Contraintes temporelles et marges de manœuvre

Prenons l’exemple d’un opérateur : de par son activité de travail, il cherche à gagner la maîtrise de son temps. C’est une réaction naturelle au travail contre laquelle il est difficile d’aller et il est primordial de le considérer pour comprendre certains comportements qui seront observés sur le plancher. Ainsi, dans son environnement de travail, le travailleur cherchera des ressources lui permettant cette maitrise. C’est ce que l’on appelle les marges de manœuvre, soit des éléments sur lequel le travailleur peut agir plus ou moins librement. Elles peuvent être de trois types : spatiales, temporelles, et opérationnelles :

  • Marges de manœuvre spatiales : la possibilité de déplacer des objets ou du mobilier, tel qu’aménager son bureau ;
  • Marges de manœuvre temporelles : la liberté de choisir l’ordre dans lequel les tâches sont accomplies, l’heure des pauses, etc. ;
  • Marges de manœuvre opérationnelles : la possibilité de choisir les modes opératoires pour accomplir les tâches de travail.

L’importance de l’expérience du travailleur / de la travailleuse

Ces marges de manœuvre sont présentes dans la situation de travail, mais dépendent également de l’expérience du travailleur / de la travailleuse, de ses capacités et de sa compréhension de la situation de travail. Selon ces différents aspects, le travailleur va identifier ou non les marges de manœuvre et le cas échéant, il va développer ou non des stratégies pour les utiliser.

Développer des stratégies requiert beaucoup d’effort et d’activité mentale, surtout si les marges de manœuvre sont faibles, ce qui peut rendre le travail plus difficile et exigeant.

Pourquoi l’ergonome et l’ergothérapeute œuvrant en ergonomie s’intéressent aux contraintes temporelles ?

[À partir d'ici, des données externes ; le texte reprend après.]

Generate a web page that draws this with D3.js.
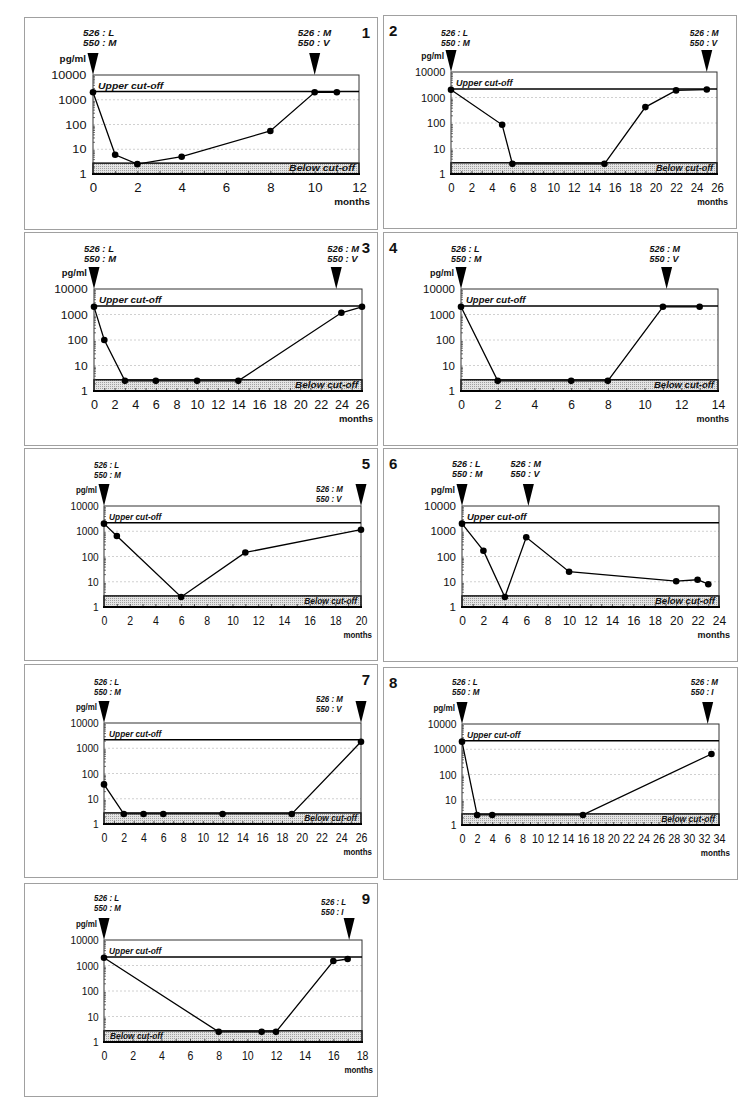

Les contraintes temporelles ont plusieurs effets sur la santé, à la fois à court et à long terme. En effet, elles peuvent conduire à des modifications quant à la façon de travailler. À titre d’exemple, c’est le cas des caissières qui, lorsqu’il y a beaucoup de clients, vont modifier leurs postures pour accélérer leur cadence. Les contraintes temporelles peuvent également poser des difficultés d’apprentissage. Par exemple, il est difficile d’apprendre à maitriser un nouveau poste si l’on est sous pression. Enfin, les contraintes temporelles peuvent augmenter les risques d’erreurs, d’incidents ou d’accidents. À titre d’exemple, une infirmière qui est seule pour s’occuper de plus de patients qu’à l’habitude aura moins de temps pour chacun et risquera d’oublier certaines tâches, se tromper dans les médications ou encore mobiliser un patient trop vite ou différemment et se blesser.

À court terme et en situation hors travail, lors d’une exposition à des contraintes temporelles, on constate chez les travailleurs des modifications des modes de réaction aux aspects temporels de la vie quotidienne, notamment de l’impatience et un changement dans la structuration de l’horizon temporel (penser en termes de rendement et non plus en termes de projet) et enfin, des pertes cognitives (ex. : pertes de mémoire).

Lors d’une exposition pendant une longue durée, les contraintes temporelles peuvent entrainer des problèmes de santé mentale (ex. : dépression, sentiment de perte de contrôle), une transformation de la personnalité (ex. : intolérance aux attentes) et de la fatigue chronique. Pour certaines activités professionnelles, cela peut engendrer une augmentation des troubles musculosquelettiques ou des maladies cardio-vasculaires avec le risque de voir apparaître un vieillissement prématuré ou une invalidité prématurée.


Pour en savoir plus :
Falzon, P. (2004). Ergonomie. Presses Universitaires de France.